Summer is here and I will be able to find lots of different ways to amuse myself, even though sometimes I feel there is just nothing for me to do or a place for me to be. Messenger will be okay every once in a while but should not be a daily or regular activity, not for me anyway.

What I really want is to have a friend I can count on to hang out or let me know when they can't hang out, someone who cares what happens to me and my guys. However, this person needs to be close enough that I can actually get to them within a couple of hours at least and who wants to get together. I won't necessarily find a person like this on messenger, but maybe one day I might meet the friend of a friend's cousin's brother-in-law's nephew and we might really hit it off ; ) you never know....

Friday, May 28, 2010

Day 4

I have the OVERWHELMING urge to log on! Why? Simply because I might have an offline message. However, I have the sneaking suspicion that even when I log on (IF I log on) after 7 days, there will be no message. Thinking like that is helping curb my craving, so...whatever works!

Captain's and my friend, Jules, expressed the desire to experience crazy love. I'm not sure she knows what she wold be getting herself into, but everyone is certainly entitled to a little irrationality in their lives. The problem with me is that I have no stabilizing factor. This is what I'm working on....
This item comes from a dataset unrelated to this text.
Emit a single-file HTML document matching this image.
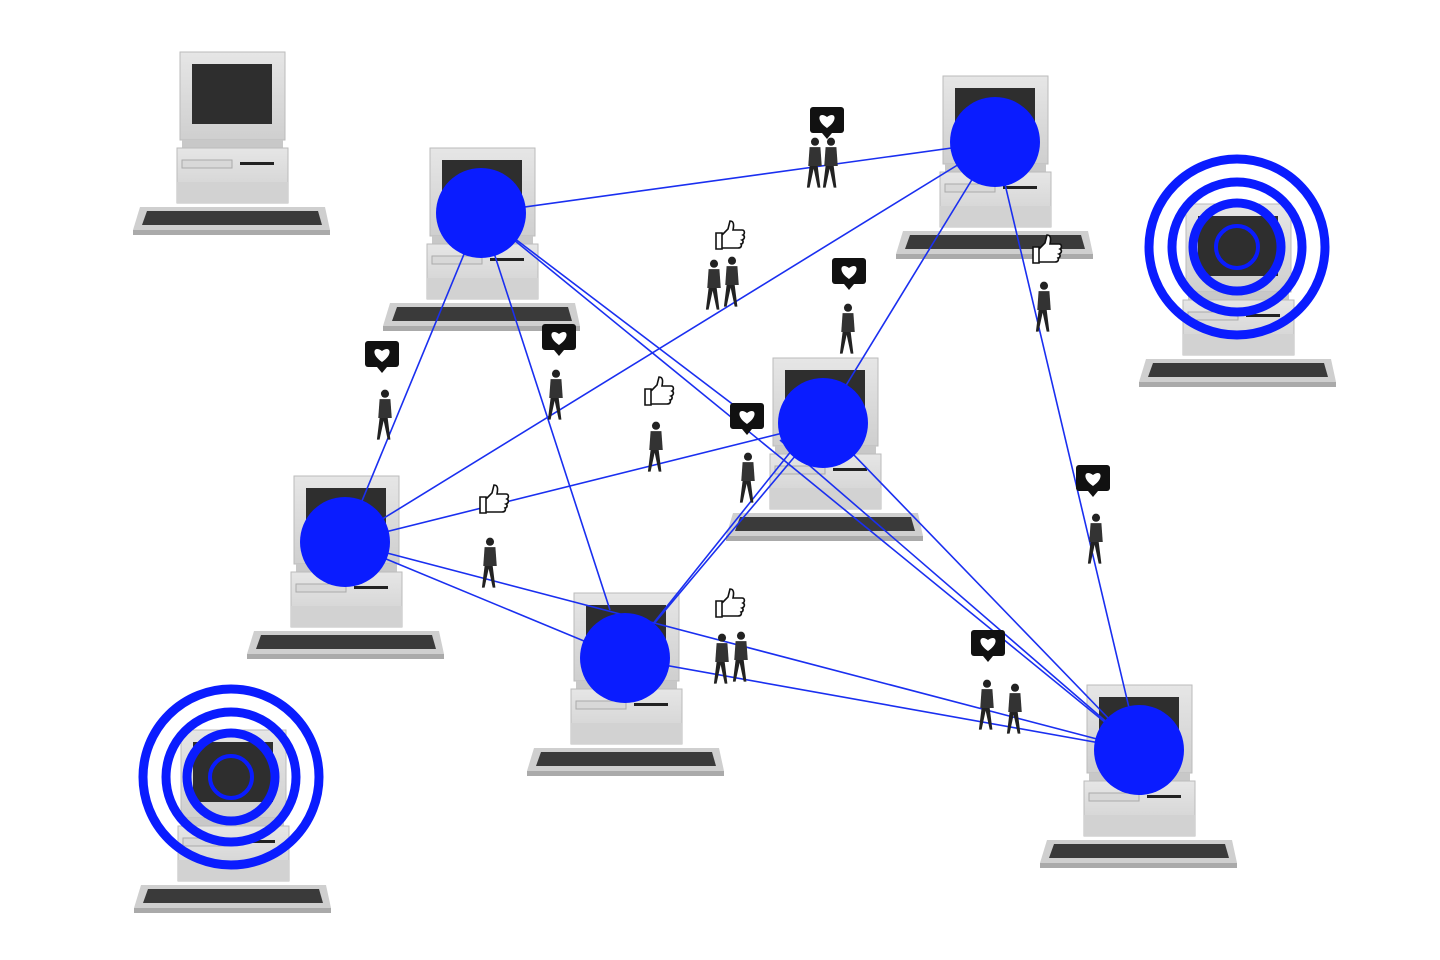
<!DOCTYPE html>
<html><head><style>html,body{margin:0;padding:0;background:#fff}svg{display:block}</style></head>
<body>
<svg width="1440" height="960" viewBox="0 0 1440 960" xmlns="http://www.w3.org/2000/svg">
<defs>
<linearGradient id="g" x1="0" y1="0" x2="0" y2="1"><stop offset="0" stop-color="#e6e6e6"/><stop offset="1" stop-color="#cfcfcf"/></linearGradient>
<g id="pc">
 <rect x="0" y="0" width="105" height="88" fill="url(#g)" stroke="#bbb"/>
 <rect x="12" y="12" width="80" height="60" fill="#2e2e2e"/>
 <rect x="2" y="88" width="101" height="8" fill="#c8c8c8"/>
 <rect x="-3" y="96" width="111" height="55" fill="url(#g)" stroke="#bbb"/>
 <rect x="2" y="108" width="50" height="8" fill="#d8d8d8" stroke="#aaa"/>
 <rect x="60" y="110" width="34" height="3" fill="#222"/>
 <rect x="-3" y="130" width="111" height="21" fill="#d2d2d2"/>
 <path d="M-40 155 L145 155 L150 178 L-47 178 Z" fill="#cfcfcf"/>
 <path d="M-33 159 L138 159 L142 173 L-38 173 Z" fill="#3a3a3a"/>
 <rect x="-47" y="178" width="197" height="5" fill="#aaa"/>
</g>
<g id="heart"><rect x="-17" y="-14" width="34" height="26" rx="3" fill="#111"/><path d="M-5 12 L0 18 L5 12Z" fill="#111"/><path d="M0 7 C-12 -1 -8 -10 0 -4 C8 -10 12 -1 0 7Z" fill="#fff"/></g>
<g id="thumb"><path d="M-12 -2 h6 v16 h-6z M-6 0 l6 -6 l2 -8 c4 0 4 4 3 9 h9 c3 0 3 4 1 5 c2 1 2 4 -1 5 c2 1 1 4 -1 4 c1 2 0 4 -3 4 h-16z" fill="#fff" stroke="#111" stroke-width="1.6"/></g>
<g id="man"><g transform="scale(1.35)"><circle cx="0" cy="-18" r="3" fill="#222"/><path d="M-4 -14 h8 l1 14 h-10z" fill="#333"/><path d="M-4 0 l-2 16 h2 l3 -14 l3 14 h2 l-2 -16z" fill="#222"/></g></g>
</defs>
<use href="#pc" x="180" y="52"/>
<use href="#pc" x="430" y="148"/>
<use href="#pc" x="943" y="76"/>
<use href="#pc" x="1186" y="204"/>
<use href="#pc" x="773" y="358"/>
<use href="#pc" x="294" y="476"/>
<use href="#pc" x="574" y="593"/>
<use href="#pc" x="181" y="730"/>
<use href="#pc" x="1087" y="685"/>
<g stroke="#1a2ff0" stroke-width="1.6" fill="none">
<line x1="481" y1="213" x2="995" y2="142"/>
<line x1="481" y1="213" x2="345" y2="542"/>
<line x1="481" y1="213" x2="610" y2="610"/>
<line x1="481" y1="213" x2="760" y2="425"/>
<line x1="481" y1="213" x2="1139" y2="750"/>
<line x1="995" y1="142" x2="345" y2="542"/>
<line x1="995" y1="142" x2="823" y2="423"/>
<line x1="995" y1="142" x2="1139" y2="750"/>
<line x1="345" y1="542" x2="823" y2="423"/>
<line x1="345" y1="542" x2="625" y2="658"/>
<line x1="345" y1="542" x2="1139" y2="750"/>
<line x1="625" y1="658" x2="823" y2="423"/>
<line x1="640" y1="640" x2="800" y2="440"/>
<line x1="625" y1="658" x2="1139" y2="750"/>
<line x1="823" y1="423" x2="1139" y2="750"/>
<line x1="780" y1="440" x2="1139" y2="750"/>
</g>
<g fill="#0a1cff">
<circle cx="481" cy="213" r="45"/>
<circle cx="995" cy="142" r="45"/>
<circle cx="823" cy="423" r="45"/>
<circle cx="345" cy="542" r="45"/>
<circle cx="625" cy="658" r="45"/>
<circle cx="1139" cy="750" r="45"/>
</g>
<g fill="none" stroke="#0a1cff">
<circle cx="1237" cy="247" r="88" stroke-width="9"/>
<circle cx="1237" cy="247" r="65" stroke-width="9"/>
<circle cx="1237" cy="247" r="44" stroke-width="9"/>
<circle cx="1237" cy="247" r="21" stroke-width="4"/>
<circle cx="231" cy="777" r="88" stroke-width="9"/>
<circle cx="231" cy="777" r="65" stroke-width="9"/>
<circle cx="231" cy="777" r="44" stroke-width="9"/>
<circle cx="231" cy="777" r="21" stroke-width="4"/>
</g>
<use href="#heart" x="827" y="121"/>
<use href="#heart" x="849" y="272"/>
<use href="#heart" x="382" y="355"/>
<use href="#heart" x="559" y="338"/>
<use href="#heart" x="747" y="417"/>
<use href="#heart" x="1093" y="479"/>
<use href="#heart" x="988" y="644"/>
<use href="#thumb" x="728" y="235"/>
<use href="#thumb" x="657" y="391"/>
<use href="#thumb" x="492" y="499"/>
<use href="#thumb" x="728" y="603"/>
<use href="#thumb" x="1045" y="249"/>
<use href="#man" x="815" y="166"/>
<use href="#man" x="831" y="166"/>
<use href="#man" x="714" y="288"/>
<use href="#man" x="732" y="285"/>
<use href="#man" x="848" y="332"/>
<use href="#man" x="385" y="418"/>
<use href="#man" x="556" y="398"/>
<use href="#man" x="656" y="450"/>
<use href="#man" x="748" y="481"/>
<use href="#man" x="490" y="566"/>
<use href="#man" x="1044" y="310"/>
<use href="#man" x="1096" y="542"/>
<use href="#man" x="722" y="662"/>
<use href="#man" x="741" y="660"/>
<use href="#man" x="987" y="708"/>
<use href="#man" x="1015" y="712"/>
</svg>
</body></html>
I ran into part of the Fabulous Five today and caught them up on on that latest with Soldier (he is the hot topic after all!). Seems I don't know how to PLAY. I go straight from clicking with someone to "I never want to be without you" (see, Jules, this is the crazy part). THIS could be a flaw....

Playing.... having a good time....not getting "serious".... all things I need to practice.

Now just someone to practice with.....

(9:08 p.m.)

Oh lord....if I make it through tonight.... It's actually a week today that all the crap started with Soldier. I'm halfway through the seven days today. Three more days to go! I'm gonna give the boy a bath and watch a movie.